Considering that the large memory usage curve has similar issues, it can be concluded that the problem lies in the monitoring data collection component. Either the collection is intermittent, or there is a discontinuity in the display of the charts.

Therefore, you can investigate:

Whether the monitoring collection components are functioning properly, such as checking if node_exporter, black_exporter, prometheus, etc., have restarted or are stuck.
Investigate the Grafana display module to confirm whether the monitoring metric data collection is normal but the display has issues.

translator_bot · June 21, 2024, 10:39am

| username: Jellybean | Original post link

Confirm whether the cluster has been affected, such as whether there has been a sudden drop or severe fluctuation in the overall latency and QPS of business access to the TiDB cluster.

translator_bot · June 21, 2024, 10:39am

| username: 像风一样的男子 | Original post link

It looks like TiDB OOM caused a restart.

translator_bot · June 21, 2024, 10:39am

| username: caiyfc | Original post link

Bro, how did you determine that?
I think the possibility mentioned by the moderator above is more likely, and the possibility of OOM is relatively small.

translator_bot · June 21, 2024, 10:39am

| username: tidb狂热爱好者 | Original post link

Your machine is not functioning properly, one of the TiKV CPUs is maxed out.

translator_bot · June 21, 2024, 10:39am

| username: 小龙虾爱大龙虾 | Original post link

If the process is OOM and killed by the operating system, then the uptime monitoring should start from 0, so it should not be a process OOM.

translator_bot · June 21, 2024, 10:39am

| username: 胡杨树旁 | Original post link

Check the system logs and search for “oom kill” and similar terms.
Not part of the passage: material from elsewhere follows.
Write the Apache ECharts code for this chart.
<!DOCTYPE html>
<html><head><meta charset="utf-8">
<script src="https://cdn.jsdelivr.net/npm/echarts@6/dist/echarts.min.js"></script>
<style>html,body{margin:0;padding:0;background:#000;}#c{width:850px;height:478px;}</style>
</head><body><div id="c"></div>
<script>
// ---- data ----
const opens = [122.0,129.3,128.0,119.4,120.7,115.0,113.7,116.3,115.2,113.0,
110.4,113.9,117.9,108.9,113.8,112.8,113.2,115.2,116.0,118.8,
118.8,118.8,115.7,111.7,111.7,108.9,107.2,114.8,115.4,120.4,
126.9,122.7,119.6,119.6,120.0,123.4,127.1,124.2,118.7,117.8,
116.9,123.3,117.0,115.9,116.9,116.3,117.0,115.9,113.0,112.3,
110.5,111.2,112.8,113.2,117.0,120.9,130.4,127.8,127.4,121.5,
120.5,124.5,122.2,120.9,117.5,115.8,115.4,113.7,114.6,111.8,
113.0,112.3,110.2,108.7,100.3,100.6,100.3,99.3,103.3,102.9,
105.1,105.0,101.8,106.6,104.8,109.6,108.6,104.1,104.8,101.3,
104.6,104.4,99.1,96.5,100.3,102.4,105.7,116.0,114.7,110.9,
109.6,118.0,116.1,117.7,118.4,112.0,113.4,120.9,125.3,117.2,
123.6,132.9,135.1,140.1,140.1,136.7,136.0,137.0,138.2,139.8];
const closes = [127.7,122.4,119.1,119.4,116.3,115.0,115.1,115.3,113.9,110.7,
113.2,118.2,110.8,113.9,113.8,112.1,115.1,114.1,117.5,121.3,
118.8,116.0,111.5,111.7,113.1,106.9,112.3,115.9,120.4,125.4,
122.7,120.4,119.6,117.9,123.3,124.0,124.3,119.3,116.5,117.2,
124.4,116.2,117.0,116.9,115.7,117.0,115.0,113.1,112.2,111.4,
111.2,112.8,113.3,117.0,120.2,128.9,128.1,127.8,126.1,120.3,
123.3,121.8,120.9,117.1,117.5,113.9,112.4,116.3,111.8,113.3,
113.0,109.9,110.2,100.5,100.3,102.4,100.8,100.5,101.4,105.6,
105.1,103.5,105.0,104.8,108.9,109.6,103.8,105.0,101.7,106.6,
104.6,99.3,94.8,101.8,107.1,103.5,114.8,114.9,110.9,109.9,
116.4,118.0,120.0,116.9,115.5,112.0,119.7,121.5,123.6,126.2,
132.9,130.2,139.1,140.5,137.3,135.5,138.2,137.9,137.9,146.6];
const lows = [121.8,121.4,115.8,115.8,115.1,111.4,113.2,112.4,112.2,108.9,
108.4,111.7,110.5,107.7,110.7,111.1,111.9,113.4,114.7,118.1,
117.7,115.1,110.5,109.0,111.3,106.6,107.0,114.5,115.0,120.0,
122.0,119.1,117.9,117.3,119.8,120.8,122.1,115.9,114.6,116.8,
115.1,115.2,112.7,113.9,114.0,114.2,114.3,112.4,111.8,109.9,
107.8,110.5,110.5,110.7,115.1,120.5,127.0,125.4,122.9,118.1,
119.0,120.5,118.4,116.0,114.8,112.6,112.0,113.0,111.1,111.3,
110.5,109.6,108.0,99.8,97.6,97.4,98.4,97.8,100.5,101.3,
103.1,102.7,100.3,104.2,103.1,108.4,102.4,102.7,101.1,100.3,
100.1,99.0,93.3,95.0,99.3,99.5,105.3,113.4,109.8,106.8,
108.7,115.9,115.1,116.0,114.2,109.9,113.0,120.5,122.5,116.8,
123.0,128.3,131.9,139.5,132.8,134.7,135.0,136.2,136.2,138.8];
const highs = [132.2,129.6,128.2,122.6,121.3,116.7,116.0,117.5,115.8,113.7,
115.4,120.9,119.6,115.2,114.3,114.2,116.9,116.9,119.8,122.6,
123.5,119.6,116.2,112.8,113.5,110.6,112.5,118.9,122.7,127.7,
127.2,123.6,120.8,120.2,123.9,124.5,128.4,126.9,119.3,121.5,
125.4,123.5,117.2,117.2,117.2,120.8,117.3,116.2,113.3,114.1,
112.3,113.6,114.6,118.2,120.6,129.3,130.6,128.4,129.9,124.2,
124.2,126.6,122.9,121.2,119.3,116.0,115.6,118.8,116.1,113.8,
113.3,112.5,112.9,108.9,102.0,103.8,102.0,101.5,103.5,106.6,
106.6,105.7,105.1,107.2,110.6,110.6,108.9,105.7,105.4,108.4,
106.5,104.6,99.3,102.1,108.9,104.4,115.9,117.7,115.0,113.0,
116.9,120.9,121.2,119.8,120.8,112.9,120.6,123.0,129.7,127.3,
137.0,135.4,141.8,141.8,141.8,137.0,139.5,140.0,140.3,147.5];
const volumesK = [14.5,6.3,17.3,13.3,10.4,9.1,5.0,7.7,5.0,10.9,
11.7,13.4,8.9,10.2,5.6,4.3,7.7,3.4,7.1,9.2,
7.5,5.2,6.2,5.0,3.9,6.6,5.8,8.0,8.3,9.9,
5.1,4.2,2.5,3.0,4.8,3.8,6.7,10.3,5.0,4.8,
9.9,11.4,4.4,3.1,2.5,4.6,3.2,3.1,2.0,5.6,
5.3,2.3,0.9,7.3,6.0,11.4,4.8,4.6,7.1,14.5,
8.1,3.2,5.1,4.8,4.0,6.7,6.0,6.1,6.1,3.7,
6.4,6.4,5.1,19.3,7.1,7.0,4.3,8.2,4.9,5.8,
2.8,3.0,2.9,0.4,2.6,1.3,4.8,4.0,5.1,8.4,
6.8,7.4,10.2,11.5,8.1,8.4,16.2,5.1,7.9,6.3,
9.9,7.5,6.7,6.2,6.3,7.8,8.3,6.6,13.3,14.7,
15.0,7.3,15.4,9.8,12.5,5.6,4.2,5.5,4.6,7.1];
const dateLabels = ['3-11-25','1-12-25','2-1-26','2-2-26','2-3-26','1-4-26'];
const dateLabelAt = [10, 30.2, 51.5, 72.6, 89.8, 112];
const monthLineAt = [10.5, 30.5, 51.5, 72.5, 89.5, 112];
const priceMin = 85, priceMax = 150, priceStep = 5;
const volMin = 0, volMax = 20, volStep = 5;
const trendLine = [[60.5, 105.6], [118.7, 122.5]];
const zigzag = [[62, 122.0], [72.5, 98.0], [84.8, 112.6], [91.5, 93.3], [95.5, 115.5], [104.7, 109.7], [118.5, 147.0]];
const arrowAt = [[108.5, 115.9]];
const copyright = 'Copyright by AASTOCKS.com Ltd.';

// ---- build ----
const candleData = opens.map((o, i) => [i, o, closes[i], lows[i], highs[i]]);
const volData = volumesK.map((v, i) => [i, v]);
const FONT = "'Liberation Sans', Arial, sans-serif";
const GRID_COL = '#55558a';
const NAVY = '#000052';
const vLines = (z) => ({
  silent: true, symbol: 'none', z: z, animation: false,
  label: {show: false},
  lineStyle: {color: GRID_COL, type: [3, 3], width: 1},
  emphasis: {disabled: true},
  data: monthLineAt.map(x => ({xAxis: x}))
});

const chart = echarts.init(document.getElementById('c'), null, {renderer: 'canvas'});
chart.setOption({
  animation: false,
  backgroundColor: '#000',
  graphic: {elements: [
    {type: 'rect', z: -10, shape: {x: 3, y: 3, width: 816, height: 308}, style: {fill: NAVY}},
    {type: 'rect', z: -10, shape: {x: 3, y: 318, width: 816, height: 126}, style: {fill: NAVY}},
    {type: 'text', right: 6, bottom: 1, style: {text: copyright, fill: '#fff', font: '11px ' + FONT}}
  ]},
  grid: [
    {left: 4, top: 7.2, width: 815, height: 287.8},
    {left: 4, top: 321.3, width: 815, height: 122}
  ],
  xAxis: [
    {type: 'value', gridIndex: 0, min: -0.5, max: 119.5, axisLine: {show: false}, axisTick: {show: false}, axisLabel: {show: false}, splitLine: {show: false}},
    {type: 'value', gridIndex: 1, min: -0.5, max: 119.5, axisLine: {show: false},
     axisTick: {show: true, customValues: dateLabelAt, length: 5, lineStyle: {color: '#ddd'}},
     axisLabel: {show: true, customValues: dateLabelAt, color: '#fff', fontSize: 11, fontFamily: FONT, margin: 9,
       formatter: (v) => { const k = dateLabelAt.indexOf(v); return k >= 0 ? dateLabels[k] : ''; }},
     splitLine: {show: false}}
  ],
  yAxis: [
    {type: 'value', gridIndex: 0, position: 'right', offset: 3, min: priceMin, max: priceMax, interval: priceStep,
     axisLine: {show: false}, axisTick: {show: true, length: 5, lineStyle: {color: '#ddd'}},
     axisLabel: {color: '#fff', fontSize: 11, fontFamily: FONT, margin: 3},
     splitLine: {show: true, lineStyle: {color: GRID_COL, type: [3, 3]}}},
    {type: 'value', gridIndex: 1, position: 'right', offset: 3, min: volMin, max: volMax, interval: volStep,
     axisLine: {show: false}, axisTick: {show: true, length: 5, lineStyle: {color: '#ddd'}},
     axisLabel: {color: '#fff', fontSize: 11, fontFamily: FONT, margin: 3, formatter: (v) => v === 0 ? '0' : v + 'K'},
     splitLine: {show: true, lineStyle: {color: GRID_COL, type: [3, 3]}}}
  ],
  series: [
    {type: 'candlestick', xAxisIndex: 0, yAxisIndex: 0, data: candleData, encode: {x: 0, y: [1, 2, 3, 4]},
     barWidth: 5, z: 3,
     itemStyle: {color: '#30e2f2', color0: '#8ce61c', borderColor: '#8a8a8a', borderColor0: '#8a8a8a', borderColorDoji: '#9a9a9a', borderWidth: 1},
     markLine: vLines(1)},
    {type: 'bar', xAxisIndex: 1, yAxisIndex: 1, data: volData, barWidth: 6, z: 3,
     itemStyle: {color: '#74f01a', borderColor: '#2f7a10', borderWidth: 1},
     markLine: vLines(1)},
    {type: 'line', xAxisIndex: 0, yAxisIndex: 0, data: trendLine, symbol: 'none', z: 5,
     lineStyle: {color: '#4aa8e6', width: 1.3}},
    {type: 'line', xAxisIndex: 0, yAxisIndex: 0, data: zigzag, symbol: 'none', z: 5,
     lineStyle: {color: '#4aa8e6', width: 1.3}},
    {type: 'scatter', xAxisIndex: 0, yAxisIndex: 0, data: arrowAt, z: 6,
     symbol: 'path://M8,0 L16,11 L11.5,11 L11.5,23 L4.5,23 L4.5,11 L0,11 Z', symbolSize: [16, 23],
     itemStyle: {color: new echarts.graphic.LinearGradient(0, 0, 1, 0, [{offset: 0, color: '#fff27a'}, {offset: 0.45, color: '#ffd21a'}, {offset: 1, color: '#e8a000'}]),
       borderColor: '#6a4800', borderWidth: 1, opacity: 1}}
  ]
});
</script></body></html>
Generally, if TiDB has an OOM (Out of Memory) event, there will be a “welcome ****” message indicating that the TiDB node has restarted.
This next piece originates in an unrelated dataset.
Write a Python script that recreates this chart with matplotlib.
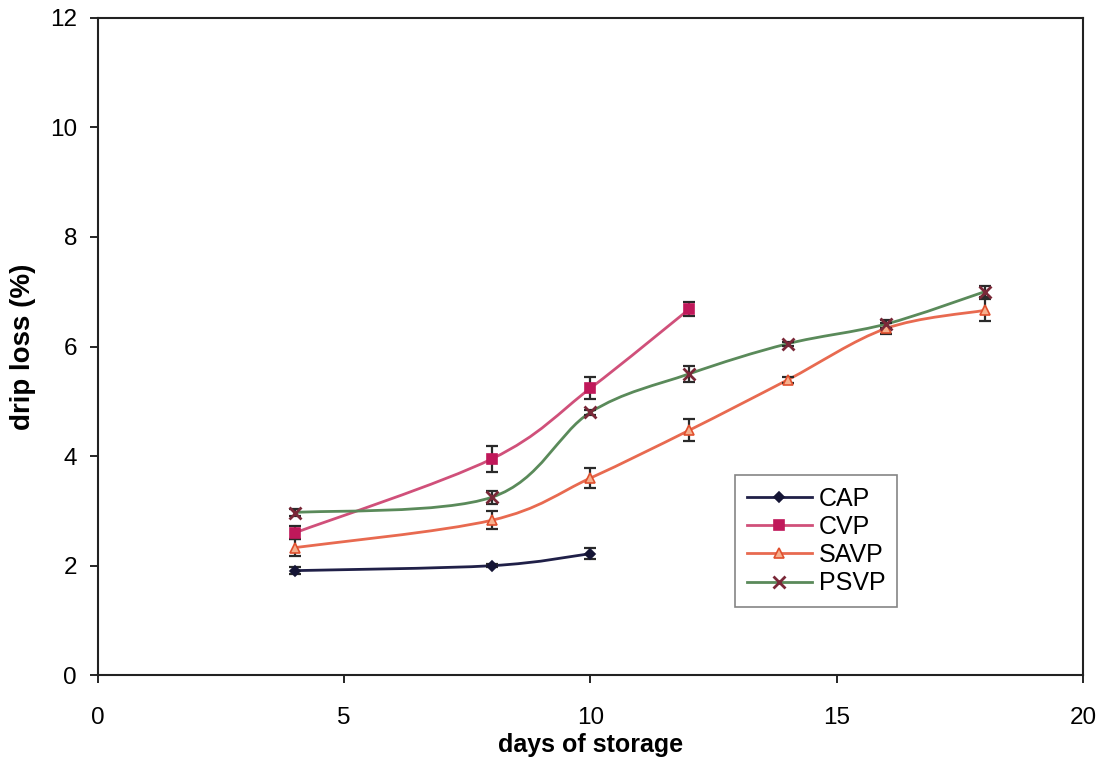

translator_bot · June 21, 2024, 10:39am

| username: 春风十里 | Original post link

Although this is the default configuration for TiDB, I personally think this setting is too high. For example, Oracle’s default configuration is 40% of physical memory, and it is generally recommended not to exceed 70%. This is because the operating system itself also requires a considerable amount of memory, and these limits often cannot be strictly enforced. In some scenarios where resources are tight, it may exceed 80%.
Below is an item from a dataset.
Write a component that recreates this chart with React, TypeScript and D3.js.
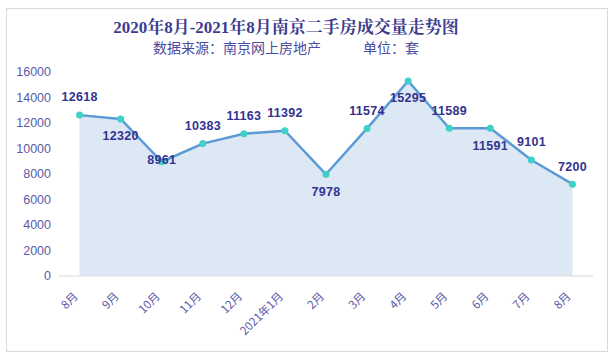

For instance, the official documentation mentions that the current tidb_server_memory_limit does not terminate the following SQL operations:

DDL operations
SQL operations containing window functions and common table expressions

Warning

TiDB does not guarantee that the tidb_server_memory_limit limit will take effect during startup. If the operating system has insufficient free memory, TiDB may still encounter OOM. You need to ensure that the TiDB instance has enough available memory.
During memory control, the overall memory usage of TiDB may slightly exceed the tidb_server_memory_limit.

Reference:
TiDB OOM Troubleshooting | PingCAP Documentation Center

Column - Exploration of TiDB Server OOM Issue Optimization | TiDB Community

translator_bot · June 21, 2024, 10:39am

| username: tidb菜鸟一只 | Original post link

It looks like the memory is exhausted or the network traffic is full, and even the monitoring cannot collect data. However, looking at your memory monitoring graph, the memory should not be full. Please confirm the network issue again…

translator_bot · June 21, 2024, 10:39am

| username: tidb狂热爱好者 | Original post link

His TiKV CPU is at 100%, so any monitoring is likely to be stuck.

translator_bot · June 21, 2024, 10:39am

| username: dba远航 | Original post link

It feels like the memory is growing too fast and is being limited by a certain parameter.